Stefan Bissegger (25): «Alles kommt immer wieder hoch»
«Ich werde Ginos Tod nie ganz verarbeiten. Alles kommt immer wieder hoch, es ist dann eine Kombination von Gefühlen. Manchmal sind es schöne Erinnerungen – zum Beispiel an die WM 2015 in Richmond, USA. Damals waren wir Junioren, reisten früh an und hatten viel Spass zusammen. Meistens, wenn ich an Gino denke, werde ich dennoch vor allem traurig. Es ist einfach tragisch – immer noch. Es wäre so schön, wenn Gino noch da wäre.»

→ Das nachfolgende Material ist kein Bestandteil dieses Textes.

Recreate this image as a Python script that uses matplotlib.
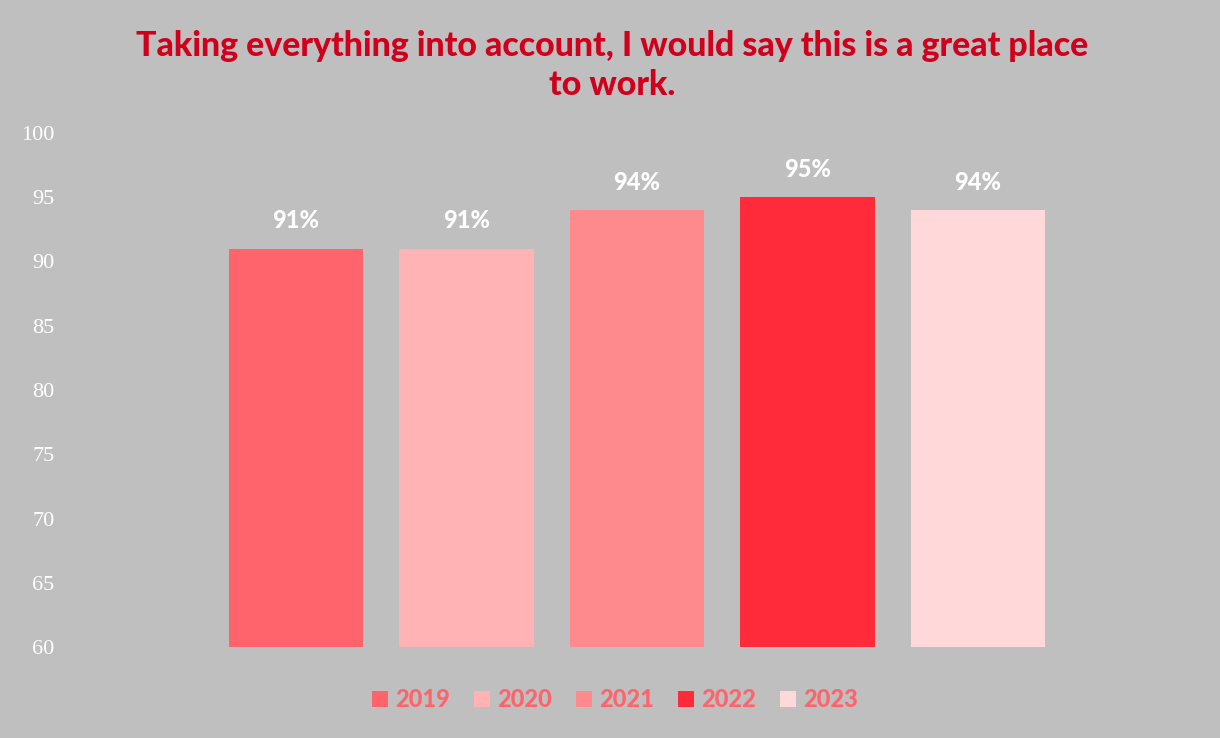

Johan Jacobs (27): «Gino war mein Lebensbegleiter»
«Ich trage immer das rosa Armband mit der Aufschrift #rideforGino zugunsten von Ginos Stiftung. So ist er immer bei mir, so kann ich ihn ehren. Wir haben als junge Buben mit 9 Jahren zusammen angefangen, Velo zu fahren. Und dann haben wir es tatsächlich bis zu den Profis geschafft. Gino war immer mein Lebensbegleiter, ich denke viel an ihn. Und ganz ehrlich: Wenn wir mit 100 km/h die Pässe runterdonnern, habe ich mittlerweile etwas Schiss. Dann denke ich immer an Gino. Aber ich mache weiter – auch für ihn.»
Fabian Lienhard (30): «Froh, dass es keine Bilder vom Unfall gibt»
«In den Wochen nach Ginos Tod ging es mir verhältnismässig gut. Ich hatte immer viel zu tun, ein Rennen jagte das Nächste. Im Spätherbst hatte ich dann erstmals Zeit, um alles sacken zu lassen. Erst da habe ich so richtig realisiert: Er ist nicht mehr da. Ich hatte grosse Stimmungsschwankungen. Ich habe mich auch schon dabei ertappt, wie ich ihm eine Whatsapp schreiben wollte: Gehen wir morgen zusammen aufs Velo? Ich bin froh, dass es keine Bilder von seinem Unfall gibt. Es ist wohl alles einfach saumässig dumm gelaufen – das macht es nicht weniger tragisch, aber besser zu ertragen.»
Silvan Dillier (33): «Gino ist immer noch ein Teil von mir»
«Ich habe nie viel mit Gino trainiert. Wenn ich aber heute an einem Abschnitt vorbeikomme, wo wir zusammen durchfuhren, denke ich immer an ihn. Zwei Tage vor seinem Unfall hat er mir von seinen Zukunftsplänen erzählt – er hätte ja zum Schweizer Team Tudor gewechselt. Das tönte sehr vielversprechend. Die Gespräche mit Gino waren einfach cool – er ist immer noch ein Teil von mir.»